— begin Recorded data —
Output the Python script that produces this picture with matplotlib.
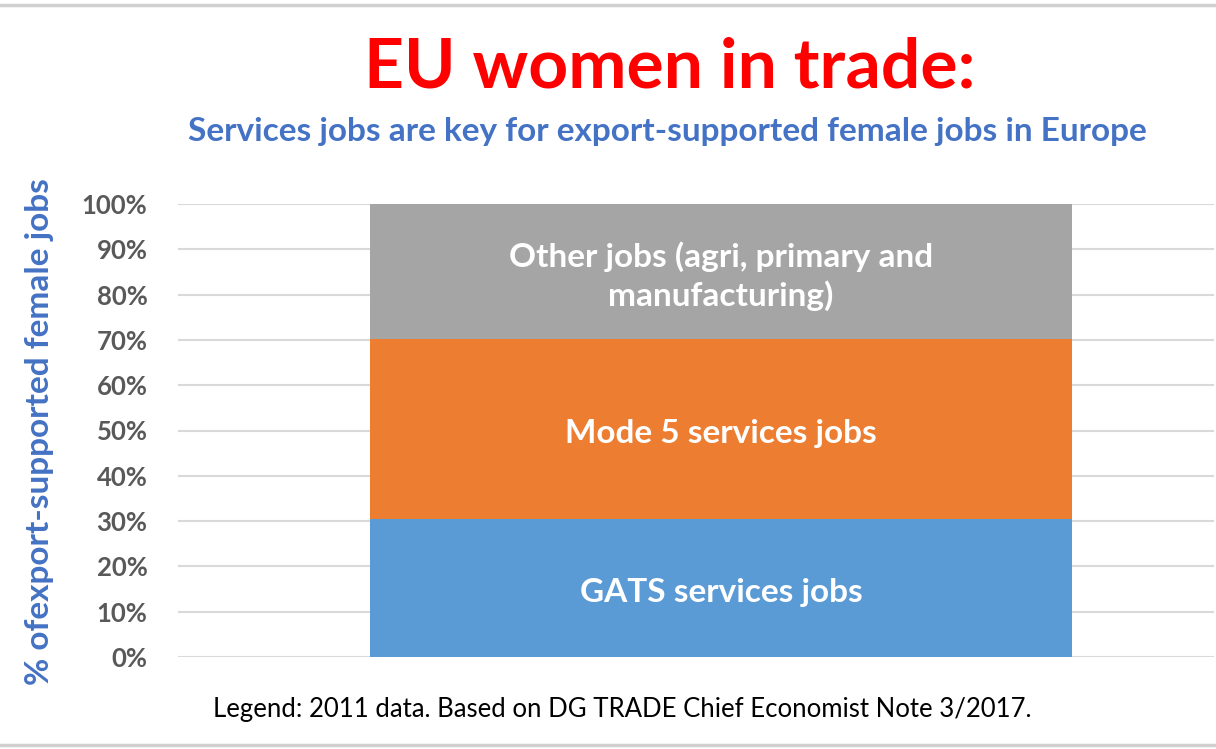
import numpy as np
import matplotlib.pyplot as plt
from matplotlib.lines import Line2D

# shares of export-supported female jobs (%)
segments = ['GATS services jobs', 'Mode 5 services jobs',
            'Other jobs (agri, primary and\nmanufacturing)']
shares = [30.5, 39.7, 29.8]
colors = ['#5b9bd5', '#ed7d31', '#a5a5a5']
yticks = np.arange(0, 101, 10)

plt.rcParams['font.family'] = ['Lato', 'DejaVu Sans']

W, H = 1216, 749
fig = plt.figure(figsize=(W/100, H/100), dpi=100)
ax = fig.add_axes([178/W, 1 - 657/H, (1214 - 178)/W, (657 - 204)/H])

bottom = 0
for name, val, col in zip(segments, shares, colors):
    ax.bar(0, val, width=1, bottom=bottom, color=col, zorder=3)
    ax.text(0, bottom + val/2 - 1, name, ha='center', va='center', color='white',
            fontsize=24, fontweight='bold', linespacing=1.3, zorder=4)
    bottom += val

ax.set_xlim(-0.5 - 192/702, 0.5 + 142/702)
ax.set_ylim(0, 100)
ax.set_yticks(yticks)
ax.set_yticklabels(['%d%%' % v for v in yticks], fontsize=18.5,
                   fontweight='bold', color='#595959')
ax.set_xticks([])
ax.tick_params(axis='y', length=0, pad=22)
ax.grid(axis='y', color='#d9d9d9', linewidth=1.5, zorder=0)
for s in ax.spines.values():
    s.set_visible(False)

fig.text(40/W, 1 - 432/H, '% ofexport-supported female jobs', rotation=90,
         ha='center', va='center', fontsize=24, fontweight='bold', color='#4472c4')

fig.text(670/W, 1 - 68/H, 'EU women in trade:', ha='center', va='center',
         fontsize=50, fontweight='bold', color='#ff0000')
fig.text(667/W, 1 - 132/H, 'Services jobs are key for export-supported female jobs in Europe',
         ha='center', va='center', fontsize=24, fontweight='bold', color='#4472c4')
fig.text(622/W, 1 - 709/H,
         'Legend: 2011 data. Based on DG TRADE Chief Economist Note 3/2017.',
         ha='center', va='center', fontsize=18.5, color='black')

# thin frame lines at top and bottom of the picture
fig.add_artist(Line2D([0, 1], [1 - 5/H] * 2, color='#d0d0d0', lw=2.5))
fig.add_artist(Line2D([0, 1], [1 - 745/H] * 2, color='#d0d0d0', lw=2.5))

fig.savefig('out.png', dpi=100)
— end Recorded data —
→ **Exercise aim**:
Write out the material above again, word for word, minus its pictures.

→ **Result for this exercise**:
Output the Python script that produces this picture with matplotlib.
import numpy as np
import matplotlib.pyplot as plt
from matplotlib.lines import Line2D

# shares of export-supported female jobs (%)
segments = ['GATS services jobs', 'Mode 5 services jobs',
            'Other jobs (agri, primary and\nmanufacturing)']
shares = [30.5, 39.7, 29.8]
colors = ['#5b9bd5', '#ed7d31', '#a5a5a5']
yticks = np.arange(0, 101, 10)

plt.rcParams['font.family'] = ['Lato', 'DejaVu Sans']

W, H = 1216, 749
fig = plt.figure(figsize=(W/100, H/100), dpi=100)
ax = fig.add_axes([178/W, 1 - 657/H, (1214 - 178)/W, (657 - 204)/H])

bottom = 0
for name, val, col in zip(segments, shares, colors):
    ax.bar(0, val, width=1, bottom=bottom, color=col, zorder=3)
    ax.text(0, bottom + val/2 - 1, name, ha='center', va='center', color='white',
            fontsize=24, fontweight='bold', linespacing=1.3, zorder=4)
    bottom += val

ax.set_xlim(-0.5 - 192/702, 0.5 + 142/702)
ax.set_ylim(0, 100)
ax.set_yticks(yticks)
ax.set_yticklabels(['%d%%' % v for v in yticks], fontsize=18.5,
                   fontweight='bold', color='#595959')
ax.set_xticks([])
ax.tick_params(axis='y', length=0, pad=22)
ax.grid(axis='y', color='#d9d9d9', linewidth=1.5, zorder=0)
for s in ax.spines.values():
    s.set_visible(False)

fig.text(40/W, 1 - 432/H, '% ofexport-supported female jobs', rotation=90,
         ha='center', va='center', fontsize=24, fontweight='bold', color='#4472c4')

fig.text(670/W, 1 - 68/H, 'EU women in trade:', ha='center', va='center',
         fontsize=50, fontweight='bold', color='#ff0000')
fig.text(667/W, 1 - 132/H, 'Services jobs are key for export-supported female jobs in Europe',
         ha='center', va='center', fontsize=24, fontweight='bold', color='#4472c4')
fig.text(622/W, 1 - 709/H,
         'Legend: 2011 data. Based on DG TRADE Chief Economist Note 3/2017.',
         ha='center', va='center', fontsize=18.5, color='black')

# thin frame lines at top and bottom of the picture
fig.add_artist(Line2D([0, 1], [1 - 5/H] * 2, color='#d0d0d0', lw=2.5))
fig.add_artist(Line2D([0, 1], [1 - 745/H] * 2, color='#d0d0d0', lw=2.5))

fig.savefig('out.png', dpi=100)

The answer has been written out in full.